Chicago’s City Hall moved Monday to cut a $17 million check to Jose Maysonet, who says he lost 27 years to prison after a former detective beat him into a bogus confession. The Finance Committee’s green light now sends the deal to the full City Council later this week—another big-ticket entry on a growing ledger of misconduct payouts.
As reported by Chicago Tribune, the committee advanced the $17 million recommendation for Maysonet and also signed off on two smaller police-related settlements: $750,000 stemming from a traffic crash involving an officer and $500,000 for two women who say they were hurt during a police chase.
How Maysonet Says He Was Coerced
City attorneys backed the payout after filings detailed Maysonet’s claim that then-detective Reynaldo Guevara led a marathon interrogation marked by physical abuse and threats.

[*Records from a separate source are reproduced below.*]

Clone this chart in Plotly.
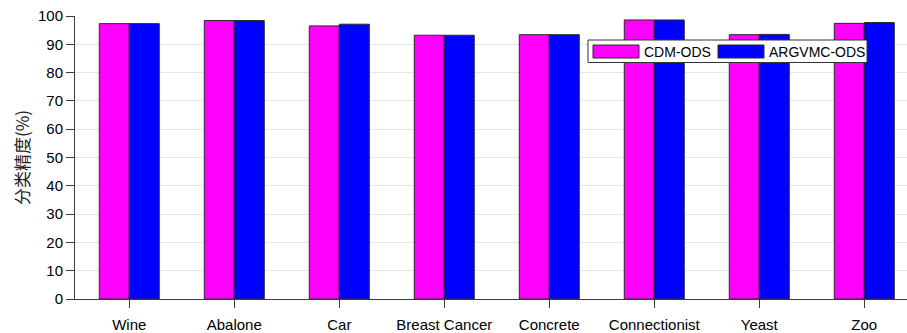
import plotly.graph_objects as go

# Classification accuracy (%) per dataset for the two methods
datasets = ["Wine", "Abalone", "Car", "Breast Cancer", "Concrete",
            "Connectionist", "Yeast", "Zoo"]
cdm_ods = [97.3, 98.4, 96.5, 93.2, 93.4, 98.6, 93.4, 97.4]
argvmc_ods = [97.3, 98.4, 97.1, 93.2, 93.4, 98.6, 93.5, 97.7]
series_names = ["CDM-ODS", "ARGVMC-ODS"]
series_colors = ["#ff00ff", "#0000ff"]
y_ticks = list(range(0, 101, 10))

FONT = "Liberation Sans, Arial, sans-serif"
AXIS_COLOR = "#3c3c3c"

fig = go.Figure()
for name, vals, color in zip(series_names, [cdm_ods, argvmc_ods], series_colors):
    fig.add_trace(go.Bar(
        x=datasets, y=vals, name=name,
        marker=dict(color=color, line=dict(color="#2a2a2a", width=1)),
        showlegend=False,
    ))

# Legend box drawn in paper coordinates with wide colour swatches
W, H = 907, 333
ml, mr, mt, mb = 75, 0, 16, 34
pw, ph = W - ml - mr, H - mt - mb


def px(x):
    return (x - ml) / pw


def py(y):
    return 1 - (y - mt) / ph


shapes = [dict(type="rect", xref="paper", yref="paper",
               x0=px(588), x1=px(867), y0=py(62.5), y1=py(40),
               fillcolor="white", line=dict(color="#333333", width=1),
               layer="above")]
swatches = [(593, 639, 642), (718, 764, 767)]
annotations = []
for (x0, x1, tx), name, color in zip(swatches, series_names, series_colors):
    shapes.append(dict(type="rect", xref="paper", yref="paper",
                       x0=px(x0), x1=px(x1), y0=py(58), y1=py(45),
                       fillcolor=color, line=dict(color="#2a2a2a", width=1),
                       layer="above"))
    annotations.append(dict(xref="paper", yref="paper", x=px(tx), y=py(51.5),
                            text=name, showarrow=False, xanchor="left",
                            yanchor="middle",
                            font=dict(family=FONT, size=14, color="black")))

fig.update_layout(
    width=W, height=H,
    margin=dict(l=ml, r=mr, t=mt, b=mb, pad=0),
    paper_bgcolor="white", plot_bgcolor="white",
    barmode="group", bargap=1 - 60 / 105, bargroupgap=0,
    shapes=shapes, annotations=annotations,
    font=dict(family=FONT, size=15, color="black"),
)
fig.update_xaxes(
    range=[-0.517, 7.407], showline=True, linecolor=AXIS_COLOR, linewidth=1,
    ticks="outside", ticklen=8, tickcolor=AXIS_COLOR, tickwidth=1,
    showgrid=False, zeroline=False, ticklabelstandoff=4,
    tickfont=dict(family=FONT, size=15, color="black"),
)
fig.update_yaxes(
    range=[0, 100], tickvals=y_ticks, showline=True, linecolor=AXIS_COLOR,
    linewidth=1, ticks="outside", ticklen=8, tickcolor=AXIS_COLOR,
    tickwidth=1, showgrid=True, gridcolor="#e6e6e6", gridwidth=1,
    zeroline=False, tickfont=dict(family=FONT, size=15, color="black"),
    title=dict(text="分类精度(%)", standoff=4,
               font=dict(family="Noto Sans CJK SC", size=17, color="#222222")),
)

fig.write_html("out.html")
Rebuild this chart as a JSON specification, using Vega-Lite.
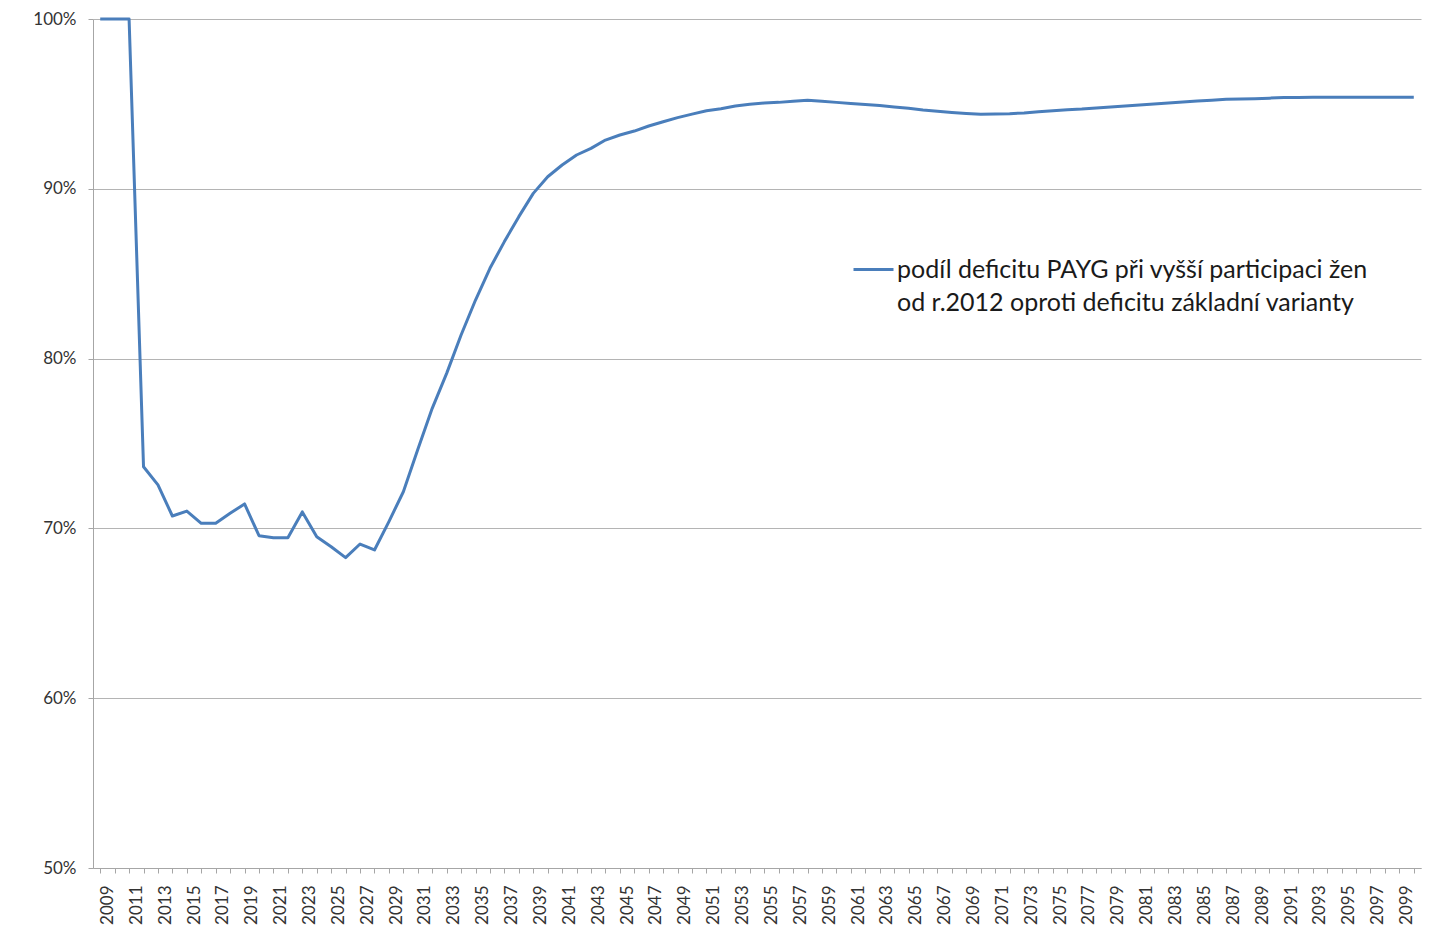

According to WTTW, Maysonet was 22 at the time, spoke little English, and says he was beaten with objects and pressured to implicate others.
Broader Financial Risk For The City
Deputy corporation counsel Jessica Felker warned that losing similar cases could put the city on the hook for roughly $60 million more—and that aldermen have already approved about $300 million in police-related settlements this year, per the Chicago Tribune. The financial strain was underscored this fall by a $90 million global settlement tied to ex-Sgt. Ronald Watts, a deal covered by the Associated Press.
What’s Next
The committee’s approval now tees up a City Council vote as soon as Wednesday. If it passes, it would close one of several Guevara-linked lawsuits still moving through the courts; advocates and city lawyers say dozens more remain, adding potential future liability for taxpayers, according to WTTW.
For Maysonet and others who say they were coerced, these settlements acknowledge harm but don’t restore lost decades. And for a city trying to balance accountability with fiscal reality, the tab keeps coming due.